Responsibilities Of State Leaders Outpace Salaries

By: - November 5, 1999 12:00 am

As chief executive of the world’s seventh largest economy, California Gov. Gray Davis will earn a salary of $141,936 this year for leading a state with an $81 billion budget and a $1 billion surplus.

That is small change compared to what Davis would have earned in a similar job in the private sector. The head of the Fortune 500’s seventh largest corporation, Citigroup CEO Sanford Weill, will reportedly make $1.1 billion in salary and stock options this year for running a company with $76 billion in revenue and $5.8 billion in profits.

To be sure, comparing salaries of public officials to those of corporate executives is a bit invidious. And to imagine a public servant getting paid more than a professional athlete in this age is ludicrous.

But with the nation’s governors widely viewed as responsible for their state’s share of the national economic boom, they can make a strong case that they deserve to be compensated better.

And it appears that governors are getting pay raises at a fairly decent clip.

According to a survey done this fall by CommonWealth magazine of Massachusetts, 22 of the nation’s 50 governors have received a legislated pay raise since January 1998. That was the date of the last national survey of governors’ salaries, compiled by the Council of State Governments. New York’s George Pataki remains the highest paid governor, with a salary of $179,000. According to the CSG, he earned $130,000 in 1998. Nebraska Governor Mike Johanns remains the lowest paid at $65,000, unchanged from the last accounting.

The only other governor who approached Pataki’s $49,000 raise was New Jersey’s Christine Todd Whitman, whose salary jumped from $85,000 in 1998 to $130,000 in 1999.

Next in line for a raise could be Massachusetts Governor Paul Cellucci. Under a plan expected to move easily through the state legislature this month, his salary would jump from $90,000 to $145,000. That 60 percent pay raise would make him the second highest paid governor in the nation, passing California’s Davis. The plan was submitted 10 months after the normal filing period, but with no objections in either chamber, the measure immediately moved forward to public hearings. The bill also gives pay increases to the attorney general, lieutenant governor, secretary of state, treasurer and auditor.

“The governor took a position in favor of some sort of a pay increase. He’s in favor of some upward adjustment, but I don’t know if he’s specifically adopted or embraced a number,” Cellucci spokesman John Birtwell told the Boston Globe.

The last time Massachusetts’ top public officials got a raise was 6 years ago.

But salary isn’t the only form of compensation received by the nation’s governors. All but four states (Arizona, Massachusetts, Rhode Island and Vermont) provide a rent-free executive residence for the governor. And 42 of the 50 governors are provided a state airplane or helicopter.

The governors of Alaska, Arkansas, Connecticut, California, Hawaii, Maine, Oregon, and Vermont have to make do with state-chauffeured automobiles.

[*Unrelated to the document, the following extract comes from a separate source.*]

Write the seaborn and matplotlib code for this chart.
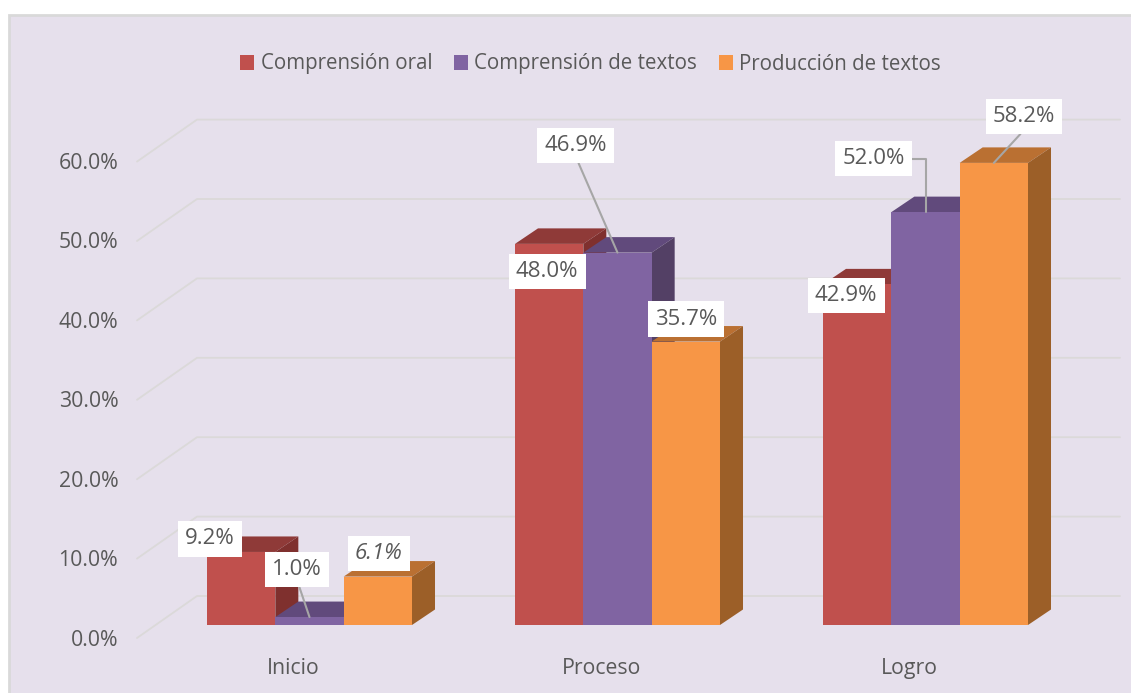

All governors except for Indiana’s Frank O’Bannon are compensated for their travel expenses. But Indiana’s future governors might not mind, though, as a coalition of legislators is pushing for legislative and executive branch pay raises.

Under a proposal that passed a legislative study committee in October, the governor’s salary would skyrocket from $77,200 to $140,000 in the Year 2001. That would be the governor’s first raise since 1989. Beyond 2001, an appointed commissioner would decide all pay raises for the legislature and governor.